Requirements (checklist)

1. cloudflare configuration

  1. Create a new IPSec tunnel under Networking > Magic WAN > Configuration > Tunnels
  2. The tunnel configuration can be viewed here .
  3. Then create a static route under Networking > Magic WAN > Configuration > Routes and select the desired traffic (source).

2. ubiquiti configuration: VPN

  1. Ubiquiti Network → Settings → VPN → Site-to-Site VPN → Create New.
  2. VPN Type: IPSec, VPN Method: Route-Based.
  3. Remote IP/Hostname: Enter Cloudflare Anycast IP (162.159.75.138).
  4. Key Exchange: IKEv2
  5. AES-256 / SHA256, DH group 20, PFS active, SA-Lifetime IKE 86400s / ESP 28800s
  6. Tunnel IP: /31 according to UniFi mask (default in screenshot).
  7. Remote Networks: leave empty.
  8. Local Authentication ID: Use the value from the Cloudflare Dashboard (FQDN ID).
  9. Route Distance (metric): smaller value = preferred (e.g. 30 for primary).

4. ubiquiti configuration: Policy Based Routes (PBRs)

  1. Bypass Cloudflare WARP IPs.
  2. ANY → Tunnel for the predefined source VLANs/networks (IoT/OT/Server).
  3. Then check whether the tunnel is "Online".
Important:
  • UniFi cannot (yet) reorder PBR rules.

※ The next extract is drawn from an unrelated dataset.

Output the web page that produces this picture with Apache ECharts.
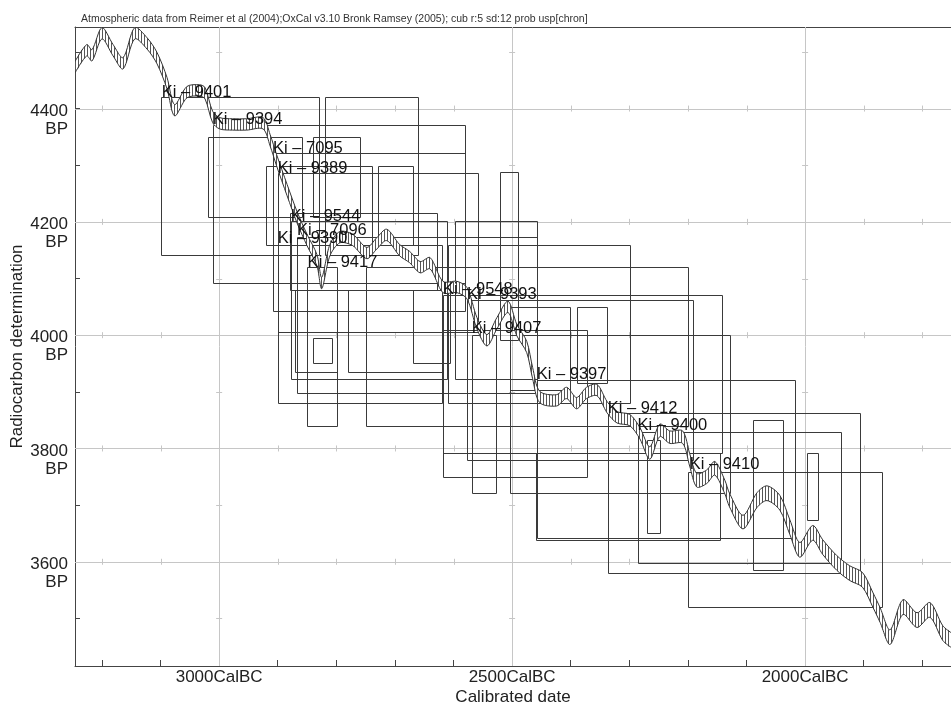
<!DOCTYPE html>
<html><head><meta charset="utf-8">
<script src="https://cdn.jsdelivr.net/npm/echarts@6/dist/echarts.min.js"></script>
<style>html,body{margin:0;padding:0;background:#fff}#c{width:951px;height:706px}</style>
</head><body><div id="c"></div>
<script>
// Calibration curve (years BC, radiocarbon BP, 1-sigma BP)
const curveYearBC = [3246,3226,3217,3200,3181,3164,3144,3123,3106,3089,3076,3055,3033,3024,3011,2999,2977,2953,2925,2913,2902,2884,2867,2850,2833,2825,2811,2794,2772,2748,2731,2714,2692,2675,2657,2640,2618,2594,2577,2560,2543,2526,2507,2492,2475,2465,2453,2424,2407,2390,2373,2355,2338,2321,2299,2282,2265,2248,2231,2209,2197,2185,2168,2154,2137,2129,2106,2082,2065,2043,2026,2009,1987,1970,1946,1924,1902,1884,1872,1855,1833,1809,1787,1765,1751];
const curveBP = [4473,4503,4494,4533,4503,4480,4533,4515,4489,4445,4397,4429,4432,4427,4385,4374,4372,4372,4374,4344,4309,4256,4208,4168,4132,4092,4150,4173,4168,4145,4162,4177,4150,4138,4120,4127,4085,4085,4074,4021,3991,4021,4050,4009,3979,3933,3891,3885,3898,3880,3898,3903,3873,3855,3850,3827,3792,3832,3820,3820,3780,3744,3750,3765,3732,3709,3670,3709,3721,3704,3661,3621,3651,3626,3598,3580,3568,3532,3506,3467,3520,3497,3515,3474,3462];
const curveSigma = [10,10,10,10,10,10,10,10,10,10,10,10,10,10,10,10,10,10,10,10,10,10,10,10,10,10,10,10,10,10,10,10,10,10,10,10,10,10,10,10,10,10,10,10,10,10,10,10,10,10,10,10,10,10,10,10,11,11,11,11,11,12,12,12,12,12,12,13,13,13,13,13,13,13,13,13,13,13,13,13,13,13,13,13,13];

// Range boxes: [start BC, end BC, top BP, bottom BP]
const rangeBoxes = [
  [3099,2830,4420,4141],[2820,2661,4420,4141],[3019,2859,4350,4208],[2840,2760,4350,4208],
  [3011,2581,4371,4092],[2920,2739,4298,4159],[2729,2669,4298,4159],[2908,2581,4321,4042],
  [2900,2559,4286,4005],[2521,2490,4288,3991],[2879,2629,4215,4080],
  [2878,2611,4201,3923],[2598,2458,4201,3923],[2867,2458,4173,3898],
  [2900,2620,4159,3880],[2610,2298,4159,3880],
  [2850,2799,4120,3840],[2750,2200,4120,3840],
  [2618,2141,4071,3792],[2618,2373,4009,3750],[2577,2192,4062,3780],
  [2569,2528,4000,3721],[2504,2128,4000,3721],
  [2458,2018,3921,3642],[2337,1907,3863,3580],[2286,1938,3829,3598],[2200,1868,3758,3520],
  [2089,2038,3850,3585],[1997,1978,3792,3674],[2269,2248,3815,3651],[2460,2146,3792,3638],
  [2390,2338,4050,3916],[2840,2808,3995,3951],[2871,2799,4080,3935],[2504,2402,4050,3903],
  [2780,2620,4080,3935],[2669,2606,4080,3951]
];

// Sample labels
const labelNames = ['Ki – 9401','Ki – 9394','Ki – 7095','Ki – 9389','Ki – 9544','Ki – 7096','Ki – 9390','Ki – 9417','Ki – 9548','Ki – 9393','Ki – 9407','Ki – 9397','Ki – 9412','Ki – 9400','Ki – 9410'];
const labelYearBC = [3098,3011,2908,2900,2878,2867,2900,2849,2618,2577,2569,2458,2337,2286,2197];
const labelBP = [4429,4380,4330,4295,4210,4185,4170,4129,4081,4071,4011,3930,3871,3841,3771];

// Axis ticks
const xLabelYears = [3000,2500,2000];
const xMinorYears = [3200,3100,3000,2900,2800,2700,2600,2500,2400,2300,2200,2100,2000,1900,1800];
const yLabelBP = [3600,3800,4000,4200,4400];
const yMinorBP = [3500,3600,3700,3800,3900,4000,4100,4200,4300,4400,4500];

const FONT = '"Liberation Sans", Arial, sans-serif';
const chart = echarts.init(document.getElementById('c'), null, {renderer:'canvas'});

// hatch pattern
const pc = document.createElement('canvas');
pc.width = 3; pc.height = 4;
const pctx = pc.getContext('2d');
pctx.fillStyle = '#ffffff'; pctx.fillRect(0,0,3,4);
pctx.fillStyle = '#555555'; pctx.fillRect(0,0,1,4);
const hatch = {image: pc, repeat: 'repeat'};

// grid decoration items: [kind, x, y]
const gridItems = [];
xLabelYears.forEach(v => gridItems.push([0, -v, 4000]));
yLabelBP.forEach(v => gridItems.push([1, -2500, v]));
yLabelBP.forEach(b => xMinorYears.forEach(v => { if (xLabelYears.indexOf(v) < 0) gridItems.push([2, -v, b]); }));
xLabelYears.forEach(v => yMinorBP.forEach(b => { if (yLabelBP.indexOf(b) < 0) gridItems.push([3, -v, b]); }));

const option = {
  animation: false,
  backgroundColor: '#fff',
  title: {
    text: 'Atmospheric data from Reimer et al (2004);OxCal v3.10 Bronk Ramsey (2005); cub r:5 sd:12 prob usp[chron]',
    left: 76, top: 9,
    textStyle: {fontSize: 10.5, fontWeight: 'normal', color: '#333', fontFamily: FONT}
  },
  grid: {left: 75, right: 0, top: 27, bottom: 40, containLabel: false, outerBoundsMode: 'none'},
  xAxis: [{
    type: 'value', min: -3246, max: -1751, position: 'bottom',
    axisLine: {show: true, onZero: false, lineStyle: {color: '#444', width: 1}},
    axisTick: {show: true, inside: true, length: 6, customValues: xMinorYears.map(v => -v), lineStyle: {color: '#444'}},
    axisLabel: {customValues: xLabelYears.map(v => -v), formatter: v => (-v) + 'CalBC', fontSize: 17, color: '#222', fontFamily: FONT, margin: 3},
    splitLine: {show: false},
    name: 'Calibrated date', nameLocation: 'middle', nameGap: 23, nameMoveOverlap: false,
    nameTextStyle: {fontSize: 17, color: '#222', fontFamily: FONT}
  }, {
    type: 'value', min: -3246, max: -1751, position: 'top',
    axisLine: {show: true, onZero: false, lineStyle: {color: '#444', width: 1}},
    axisTick: {show: false}, axisLabel: {show: false}, splitLine: {show: false}
  }],
  yAxis: [{
    type: 'value', min: 3416, max: 4544,
    axisLine: {show: true, onZero: false, lineStyle: {color: '#444', width: 1}},
    axisTick: {show: true, inside: true, length: 5, customValues: yMinorBP, lineStyle: {color: '#444'}},
    axisLabel: {customValues: yLabelBP, formatter: v => '{s| }\n{v|' + v + '}\n{v|BP}', color: '#222', margin: 7, align: 'right',
      rich: {s: {lineHeight: 23, fontSize: 10}, v: {fontSize: 17, lineHeight: 18, fontFamily: FONT, color: '#222', align: 'right'}}},
    splitLine: {show: false},
    name: 'Radiocarbon determination', nameLocation: 'middle', nameGap: 49, nameMoveOverlap: false,
    nameTextStyle: {fontSize: 17, color: '#222', fontFamily: FONT}
  }],
  series: [
    {
      type: 'custom', name: 'grid', silent: true, z: 1,
      encode: {x: 1, y: 2},
      data: gridItems,
      renderItem: function (params, api) {
        const cs = params.coordSys;
        const kind = api.value(0);
        const p = api.coord([api.value(1), api.value(2)]);
        const st = {stroke: '#c6c6c6', lineWidth: 1};
        let shape;
        if (kind === 0) { const x = Math.round(p[0]) + 0.5; shape = {x1: x, y1: cs.y, x2: x, y2: cs.y + cs.height}; }
        else if (kind === 1) { const y = Math.round(p[1]) + 0.5; shape = {x1: cs.x, y1: y, x2: cs.x + cs.width, y2: y}; }
        else if (kind === 2) { const x = Math.round(p[0]) + 0.5; shape = {x1: x, y1: p[1] - 3, x2: x, y2: p[1] + 3}; }
        else { const y = Math.round(p[1]) + 0.5; shape = {x1: p[0] - 3, y1: y, x2: p[0] + 3, y2: y}; }
        return {type: 'line', shape: shape, style: st};
      }
    },
    {
      type: 'custom', name: 'ranges', silent: true, z: 2,
      encode: {x: [0, 1], y: [2, 3]},
      data: rangeBoxes.map(b => [-b[0], -b[1], b[2], b[3]]),
      renderItem: function (params, api) {
        const p1 = api.coord([api.value(0), api.value(2)]);
        const p2 = api.coord([api.value(1), api.value(3)]);
        const x1 = Math.round(p1[0]) + 0.5, y1 = Math.round(p1[1]) + 0.5;
        const x2 = Math.round(p2[0]) + 0.5, y2 = Math.round(p2[1]) + 0.5;
        return {type: 'rect', shape: {x: x1, y: y1, width: x2 - x1, height: y2 - y1},
          style: {fill: null, stroke: '#3a3a3a', lineWidth: 1}};
      }
    },
    {
      type: 'custom', name: 'curve', silent: true, z: 3, clip: true,
      encode: {x: 0, y: 1},
      data: [[-curveYearBC[0], curveBP[0]]],
      renderItem: function (params, api) {
        const up = [], lo = [];
        for (let i = 0; i < curveYearBC.length; i++) {
          up.push(api.coord([-curveYearBC[i], curveBP[i] + curveSigma[i]]));
          lo.push(api.coord([-curveYearBC[i], curveBP[i] - curveSigma[i]]));
        }
        const poly = up.concat(lo.slice().reverse());
        return {type: 'group', children: [
          {type: 'polygon', shape: {points: poly, smooth: 0.3}, style: {fill: hatch, stroke: null}},
          {type: 'polyline', shape: {points: up, smooth: 0.3}, style: {fill: null, stroke: '#333', lineWidth: 1}},
          {type: 'polyline', shape: {points: lo, smooth: 0.3}, style: {fill: null, stroke: '#333', lineWidth: 1}}
        ]};
      }
    },
    {
      type: 'custom', name: 'labels', silent: true, z: 4,
      encode: {x: 0, y: 1},
      data: labelNames.map((n, i) => [-labelYearBC[i], labelBP[i]]),
      renderItem: function (params, api) {
        const p = api.coord([api.value(0), api.value(1)]);
        return {type: 'text', x: p[0], y: p[1], style: {text: labelNames[params.dataIndex], font: '16.5px ' + FONT, fill: '#111', align: 'left', verticalAlign: 'middle'}};
      }
    }
  ]
};
chart.setOption(option);
</script></body></html>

Create them in the correct order specific → general and build placeholder rules for different use cases, which should be updated later if necessary.
  • For exclusions, the exception and ANY rule must have the same source
  • The kill switch can optionally be activated in the exception (which means that traffic is blocked if the VPN cannot be reached)

Verification & operation

  • Check egress IP in Cloudflare (log).
  • Test SSE policies (URL filter, DLP, upload controls, SSL inspection).
  • Monitoring: Tunnel status, latency to the DC, MTU/MSS clamp (in case of fragmentation).
  • Key hygiene: rotate PSK regularly, audit admin access.

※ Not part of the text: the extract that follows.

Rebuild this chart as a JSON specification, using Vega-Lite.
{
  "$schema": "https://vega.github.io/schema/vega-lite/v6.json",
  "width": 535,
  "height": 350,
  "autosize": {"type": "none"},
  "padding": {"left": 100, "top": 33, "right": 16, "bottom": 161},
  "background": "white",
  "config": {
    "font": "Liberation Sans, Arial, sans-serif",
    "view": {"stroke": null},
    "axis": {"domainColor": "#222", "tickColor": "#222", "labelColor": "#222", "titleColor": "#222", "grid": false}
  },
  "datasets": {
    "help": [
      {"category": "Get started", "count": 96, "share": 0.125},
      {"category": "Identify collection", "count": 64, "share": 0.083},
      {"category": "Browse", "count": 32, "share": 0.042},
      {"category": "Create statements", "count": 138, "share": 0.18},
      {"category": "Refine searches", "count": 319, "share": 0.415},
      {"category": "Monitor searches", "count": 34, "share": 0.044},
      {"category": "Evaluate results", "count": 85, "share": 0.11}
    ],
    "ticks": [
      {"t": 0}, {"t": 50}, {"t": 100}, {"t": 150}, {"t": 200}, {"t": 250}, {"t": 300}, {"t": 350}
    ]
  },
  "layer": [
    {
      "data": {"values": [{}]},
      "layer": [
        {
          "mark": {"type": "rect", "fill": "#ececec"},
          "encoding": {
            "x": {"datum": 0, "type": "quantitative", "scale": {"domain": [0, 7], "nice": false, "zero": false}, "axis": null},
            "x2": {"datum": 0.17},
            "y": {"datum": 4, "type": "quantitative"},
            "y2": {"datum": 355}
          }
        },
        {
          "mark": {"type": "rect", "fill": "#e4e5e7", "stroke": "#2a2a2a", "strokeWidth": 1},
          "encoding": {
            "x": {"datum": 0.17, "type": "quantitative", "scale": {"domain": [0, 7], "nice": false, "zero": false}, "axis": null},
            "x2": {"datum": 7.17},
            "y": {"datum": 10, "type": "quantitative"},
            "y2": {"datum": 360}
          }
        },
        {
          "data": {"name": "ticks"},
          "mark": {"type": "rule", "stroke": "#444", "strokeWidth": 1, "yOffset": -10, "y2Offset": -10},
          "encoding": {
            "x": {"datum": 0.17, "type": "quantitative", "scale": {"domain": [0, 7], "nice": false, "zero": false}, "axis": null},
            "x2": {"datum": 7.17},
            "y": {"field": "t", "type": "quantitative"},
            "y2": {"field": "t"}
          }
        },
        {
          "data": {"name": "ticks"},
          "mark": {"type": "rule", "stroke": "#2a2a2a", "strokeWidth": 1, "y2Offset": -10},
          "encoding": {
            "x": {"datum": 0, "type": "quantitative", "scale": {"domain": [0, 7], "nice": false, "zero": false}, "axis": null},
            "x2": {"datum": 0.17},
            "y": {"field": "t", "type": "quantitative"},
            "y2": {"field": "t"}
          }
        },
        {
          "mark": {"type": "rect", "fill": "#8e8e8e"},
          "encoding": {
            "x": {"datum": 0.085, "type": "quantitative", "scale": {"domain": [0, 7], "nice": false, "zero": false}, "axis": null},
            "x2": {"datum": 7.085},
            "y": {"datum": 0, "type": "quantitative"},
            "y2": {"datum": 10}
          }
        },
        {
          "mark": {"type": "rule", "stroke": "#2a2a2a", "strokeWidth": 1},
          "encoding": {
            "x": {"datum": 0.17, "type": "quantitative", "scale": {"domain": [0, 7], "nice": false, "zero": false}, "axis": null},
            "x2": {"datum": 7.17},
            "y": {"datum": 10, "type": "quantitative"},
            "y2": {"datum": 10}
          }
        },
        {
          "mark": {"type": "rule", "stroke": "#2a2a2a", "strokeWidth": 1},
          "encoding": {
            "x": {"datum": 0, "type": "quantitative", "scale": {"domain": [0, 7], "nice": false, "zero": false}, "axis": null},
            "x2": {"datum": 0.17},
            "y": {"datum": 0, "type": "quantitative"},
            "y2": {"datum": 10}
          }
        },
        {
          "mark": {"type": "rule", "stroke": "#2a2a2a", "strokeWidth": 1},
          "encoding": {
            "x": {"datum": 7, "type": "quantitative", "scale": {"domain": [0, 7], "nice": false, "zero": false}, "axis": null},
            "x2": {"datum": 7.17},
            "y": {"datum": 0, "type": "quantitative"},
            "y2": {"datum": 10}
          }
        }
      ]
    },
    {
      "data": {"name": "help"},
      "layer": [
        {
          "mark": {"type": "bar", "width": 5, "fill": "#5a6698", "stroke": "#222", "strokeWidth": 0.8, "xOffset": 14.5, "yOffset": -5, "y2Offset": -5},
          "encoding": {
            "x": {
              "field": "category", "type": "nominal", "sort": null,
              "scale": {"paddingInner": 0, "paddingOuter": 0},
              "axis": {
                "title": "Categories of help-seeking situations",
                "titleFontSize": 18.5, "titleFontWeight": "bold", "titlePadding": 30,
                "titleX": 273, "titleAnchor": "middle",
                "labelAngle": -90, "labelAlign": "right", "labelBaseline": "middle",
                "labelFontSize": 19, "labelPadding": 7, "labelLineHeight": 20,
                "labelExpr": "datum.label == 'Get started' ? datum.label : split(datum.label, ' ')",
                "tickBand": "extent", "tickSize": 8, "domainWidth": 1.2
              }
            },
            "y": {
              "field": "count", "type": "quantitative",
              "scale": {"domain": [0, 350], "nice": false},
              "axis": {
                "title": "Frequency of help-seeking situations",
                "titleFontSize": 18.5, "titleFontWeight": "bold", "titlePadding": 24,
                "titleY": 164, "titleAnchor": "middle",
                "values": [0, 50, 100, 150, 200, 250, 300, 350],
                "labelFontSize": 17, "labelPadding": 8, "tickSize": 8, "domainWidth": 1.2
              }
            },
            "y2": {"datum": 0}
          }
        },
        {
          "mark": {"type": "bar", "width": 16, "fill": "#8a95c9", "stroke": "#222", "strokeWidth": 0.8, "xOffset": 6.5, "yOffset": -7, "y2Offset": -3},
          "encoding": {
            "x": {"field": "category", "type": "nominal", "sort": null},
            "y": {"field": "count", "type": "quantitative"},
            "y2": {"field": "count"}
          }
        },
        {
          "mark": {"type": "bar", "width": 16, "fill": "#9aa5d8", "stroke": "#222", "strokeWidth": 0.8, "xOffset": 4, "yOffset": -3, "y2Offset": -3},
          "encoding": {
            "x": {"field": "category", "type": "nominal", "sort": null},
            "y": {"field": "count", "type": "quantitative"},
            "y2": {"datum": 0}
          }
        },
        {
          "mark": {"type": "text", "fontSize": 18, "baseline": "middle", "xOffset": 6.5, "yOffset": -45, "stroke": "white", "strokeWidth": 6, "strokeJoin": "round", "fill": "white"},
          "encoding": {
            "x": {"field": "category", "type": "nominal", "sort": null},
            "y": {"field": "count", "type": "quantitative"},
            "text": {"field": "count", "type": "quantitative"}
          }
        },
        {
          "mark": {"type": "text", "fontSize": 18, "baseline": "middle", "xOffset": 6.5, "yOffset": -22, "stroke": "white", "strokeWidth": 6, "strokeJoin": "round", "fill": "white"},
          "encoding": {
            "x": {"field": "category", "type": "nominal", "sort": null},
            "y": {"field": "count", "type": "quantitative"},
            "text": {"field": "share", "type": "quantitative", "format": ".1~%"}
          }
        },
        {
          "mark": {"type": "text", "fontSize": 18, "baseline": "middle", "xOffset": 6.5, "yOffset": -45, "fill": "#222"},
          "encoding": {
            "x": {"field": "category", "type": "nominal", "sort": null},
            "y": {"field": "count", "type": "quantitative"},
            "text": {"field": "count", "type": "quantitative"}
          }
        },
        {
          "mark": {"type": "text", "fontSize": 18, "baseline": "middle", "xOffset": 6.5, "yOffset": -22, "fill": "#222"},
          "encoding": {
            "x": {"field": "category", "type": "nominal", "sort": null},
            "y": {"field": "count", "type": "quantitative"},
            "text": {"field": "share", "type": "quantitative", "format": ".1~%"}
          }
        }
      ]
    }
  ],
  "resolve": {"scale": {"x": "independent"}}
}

Best practices from projects

  • VLAN-based onboarding: dedicated IoT/OT VLANs via PBR in the tunnel - minimizes blast radius.
  • Cleanly separate "web only": Do not tunnel internal services (e.g. OT HMIs) to the internet; RFC1918 bypass helps.
  • Schedule a change window: SSL inspection or DLP can have app side effects; start with a pilot group.
  • Maintain documentation: PBR exceptions, forwarded VLANs, emergency rollback.

Conclusion

With IPSec Ubiquiti → Cloudflare, non-agent-capable IoT/OT assets and servers can be connected to modern SSE controls easily, scalably and cost-effectively - without interfering with the end device. The combination of two DC tunnels, clean PBR and consistent policy checking quickly delivers measurable security gains - exactly where agents don't fit.